> _GOAL_: Extract exactly the run of lines starting at the line that holds "Give me the Plotly source for this chart." and ending at the line that holds "import plotly.graph_objects as go", both included.

> _RECORDED DATA_:
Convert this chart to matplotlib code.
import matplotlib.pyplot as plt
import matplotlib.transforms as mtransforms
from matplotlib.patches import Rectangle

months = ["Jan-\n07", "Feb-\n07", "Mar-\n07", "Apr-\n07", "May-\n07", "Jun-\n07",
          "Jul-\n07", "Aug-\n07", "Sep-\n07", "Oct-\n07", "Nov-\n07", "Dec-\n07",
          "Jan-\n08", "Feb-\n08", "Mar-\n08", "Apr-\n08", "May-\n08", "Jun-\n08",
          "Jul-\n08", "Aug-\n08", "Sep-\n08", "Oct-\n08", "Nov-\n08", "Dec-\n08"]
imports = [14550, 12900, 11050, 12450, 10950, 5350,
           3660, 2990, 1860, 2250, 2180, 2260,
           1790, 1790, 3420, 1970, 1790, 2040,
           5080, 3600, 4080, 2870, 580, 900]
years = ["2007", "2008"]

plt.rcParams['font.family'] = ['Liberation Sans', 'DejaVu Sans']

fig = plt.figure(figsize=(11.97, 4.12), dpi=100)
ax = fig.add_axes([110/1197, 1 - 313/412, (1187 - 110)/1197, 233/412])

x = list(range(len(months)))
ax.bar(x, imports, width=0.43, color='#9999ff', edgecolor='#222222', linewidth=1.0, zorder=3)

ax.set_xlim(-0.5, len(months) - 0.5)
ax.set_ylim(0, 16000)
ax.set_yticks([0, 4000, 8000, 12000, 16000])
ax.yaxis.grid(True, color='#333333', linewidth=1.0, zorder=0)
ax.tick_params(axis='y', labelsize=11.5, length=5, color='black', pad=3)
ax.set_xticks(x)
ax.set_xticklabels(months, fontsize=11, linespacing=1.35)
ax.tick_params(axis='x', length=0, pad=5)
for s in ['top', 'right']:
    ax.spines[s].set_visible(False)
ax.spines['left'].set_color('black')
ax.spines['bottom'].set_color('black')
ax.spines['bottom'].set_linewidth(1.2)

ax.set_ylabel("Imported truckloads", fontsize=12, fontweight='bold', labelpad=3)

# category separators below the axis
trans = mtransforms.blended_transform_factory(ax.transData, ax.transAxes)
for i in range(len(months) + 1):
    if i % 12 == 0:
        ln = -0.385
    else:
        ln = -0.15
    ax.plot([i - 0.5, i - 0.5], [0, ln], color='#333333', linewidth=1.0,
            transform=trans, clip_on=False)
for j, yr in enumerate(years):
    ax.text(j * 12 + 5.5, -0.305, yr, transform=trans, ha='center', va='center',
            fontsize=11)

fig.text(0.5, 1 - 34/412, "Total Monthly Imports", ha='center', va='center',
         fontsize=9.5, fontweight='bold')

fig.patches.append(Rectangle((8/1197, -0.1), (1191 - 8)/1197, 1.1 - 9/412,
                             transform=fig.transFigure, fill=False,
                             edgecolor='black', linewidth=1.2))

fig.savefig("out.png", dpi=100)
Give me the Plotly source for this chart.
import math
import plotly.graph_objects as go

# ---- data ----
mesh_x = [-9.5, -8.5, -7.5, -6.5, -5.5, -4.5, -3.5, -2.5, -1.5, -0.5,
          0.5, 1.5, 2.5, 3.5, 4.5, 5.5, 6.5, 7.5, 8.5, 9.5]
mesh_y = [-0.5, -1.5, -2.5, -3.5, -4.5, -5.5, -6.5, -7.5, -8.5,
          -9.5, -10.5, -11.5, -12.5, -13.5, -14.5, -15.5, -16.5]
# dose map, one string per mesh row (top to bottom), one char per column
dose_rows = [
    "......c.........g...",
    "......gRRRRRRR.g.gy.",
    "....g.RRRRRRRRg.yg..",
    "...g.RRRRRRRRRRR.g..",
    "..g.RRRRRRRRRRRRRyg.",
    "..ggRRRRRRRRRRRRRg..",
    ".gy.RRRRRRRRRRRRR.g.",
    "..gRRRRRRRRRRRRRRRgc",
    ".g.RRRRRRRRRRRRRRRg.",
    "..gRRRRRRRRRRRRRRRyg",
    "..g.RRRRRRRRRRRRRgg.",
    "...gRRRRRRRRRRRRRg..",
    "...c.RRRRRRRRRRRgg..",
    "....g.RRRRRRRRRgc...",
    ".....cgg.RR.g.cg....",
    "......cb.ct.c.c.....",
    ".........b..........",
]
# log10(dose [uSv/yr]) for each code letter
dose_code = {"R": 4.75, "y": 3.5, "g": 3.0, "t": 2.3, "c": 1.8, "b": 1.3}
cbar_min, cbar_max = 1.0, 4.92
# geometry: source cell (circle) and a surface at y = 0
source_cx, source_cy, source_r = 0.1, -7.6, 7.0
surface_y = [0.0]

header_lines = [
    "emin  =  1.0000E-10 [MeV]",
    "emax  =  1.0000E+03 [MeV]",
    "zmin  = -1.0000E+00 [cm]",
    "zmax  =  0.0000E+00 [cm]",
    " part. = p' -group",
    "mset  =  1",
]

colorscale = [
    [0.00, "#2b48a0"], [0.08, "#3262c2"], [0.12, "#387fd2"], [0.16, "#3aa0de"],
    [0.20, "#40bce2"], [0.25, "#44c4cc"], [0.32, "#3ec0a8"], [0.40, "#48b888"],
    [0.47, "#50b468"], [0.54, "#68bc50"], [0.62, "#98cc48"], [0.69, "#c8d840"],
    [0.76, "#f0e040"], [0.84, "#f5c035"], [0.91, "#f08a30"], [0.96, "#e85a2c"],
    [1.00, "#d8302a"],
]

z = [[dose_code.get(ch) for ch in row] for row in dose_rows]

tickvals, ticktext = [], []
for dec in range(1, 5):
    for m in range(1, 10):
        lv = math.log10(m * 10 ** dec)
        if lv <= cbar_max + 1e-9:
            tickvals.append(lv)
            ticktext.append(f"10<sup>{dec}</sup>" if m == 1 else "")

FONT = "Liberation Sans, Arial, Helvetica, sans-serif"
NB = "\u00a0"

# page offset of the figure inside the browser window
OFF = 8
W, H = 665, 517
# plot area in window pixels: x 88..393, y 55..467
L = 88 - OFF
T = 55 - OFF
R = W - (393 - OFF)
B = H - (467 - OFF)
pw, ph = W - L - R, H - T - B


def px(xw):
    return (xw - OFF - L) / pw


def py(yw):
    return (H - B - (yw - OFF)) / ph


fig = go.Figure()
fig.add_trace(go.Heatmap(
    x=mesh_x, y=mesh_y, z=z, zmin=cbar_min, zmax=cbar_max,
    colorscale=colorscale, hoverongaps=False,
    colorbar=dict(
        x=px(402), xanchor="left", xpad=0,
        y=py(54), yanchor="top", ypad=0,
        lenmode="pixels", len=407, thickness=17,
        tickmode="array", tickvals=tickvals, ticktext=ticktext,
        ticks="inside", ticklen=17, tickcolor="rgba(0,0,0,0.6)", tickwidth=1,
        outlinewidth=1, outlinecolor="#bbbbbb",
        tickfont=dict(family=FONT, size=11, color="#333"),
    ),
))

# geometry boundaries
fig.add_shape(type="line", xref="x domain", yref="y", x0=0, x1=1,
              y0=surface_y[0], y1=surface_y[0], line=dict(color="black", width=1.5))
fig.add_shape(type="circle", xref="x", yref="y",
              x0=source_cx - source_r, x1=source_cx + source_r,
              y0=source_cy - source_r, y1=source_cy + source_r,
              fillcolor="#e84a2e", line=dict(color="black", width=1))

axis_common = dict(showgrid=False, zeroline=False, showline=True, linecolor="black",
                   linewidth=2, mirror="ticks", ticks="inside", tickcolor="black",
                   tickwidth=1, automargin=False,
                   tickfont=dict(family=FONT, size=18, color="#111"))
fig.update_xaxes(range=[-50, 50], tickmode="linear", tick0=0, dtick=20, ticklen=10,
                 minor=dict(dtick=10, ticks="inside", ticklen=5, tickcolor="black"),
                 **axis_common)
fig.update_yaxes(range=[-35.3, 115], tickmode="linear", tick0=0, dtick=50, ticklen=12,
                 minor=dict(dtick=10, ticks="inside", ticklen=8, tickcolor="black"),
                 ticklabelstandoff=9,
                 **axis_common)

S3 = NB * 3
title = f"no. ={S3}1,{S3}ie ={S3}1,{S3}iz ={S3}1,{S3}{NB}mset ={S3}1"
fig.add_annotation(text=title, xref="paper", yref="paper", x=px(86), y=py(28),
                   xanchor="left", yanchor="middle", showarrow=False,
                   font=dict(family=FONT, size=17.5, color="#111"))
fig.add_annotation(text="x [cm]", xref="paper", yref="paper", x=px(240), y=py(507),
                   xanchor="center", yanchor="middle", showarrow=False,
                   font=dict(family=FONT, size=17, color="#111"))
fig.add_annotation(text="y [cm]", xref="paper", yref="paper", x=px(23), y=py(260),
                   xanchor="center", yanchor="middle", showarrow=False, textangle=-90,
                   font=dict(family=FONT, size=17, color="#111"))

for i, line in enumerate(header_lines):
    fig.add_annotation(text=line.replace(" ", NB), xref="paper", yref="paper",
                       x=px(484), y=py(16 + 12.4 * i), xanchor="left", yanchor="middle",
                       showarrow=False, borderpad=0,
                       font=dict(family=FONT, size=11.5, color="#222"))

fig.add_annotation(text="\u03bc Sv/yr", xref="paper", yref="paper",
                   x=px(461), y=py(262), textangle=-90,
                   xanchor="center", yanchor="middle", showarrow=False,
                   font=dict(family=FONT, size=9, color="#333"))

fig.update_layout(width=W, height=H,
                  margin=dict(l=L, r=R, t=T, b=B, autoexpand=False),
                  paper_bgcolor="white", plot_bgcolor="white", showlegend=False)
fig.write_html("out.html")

> _FULL OUTPUT_:
Give me the Plotly source for this chart.
import math
import plotly.graph_objects as go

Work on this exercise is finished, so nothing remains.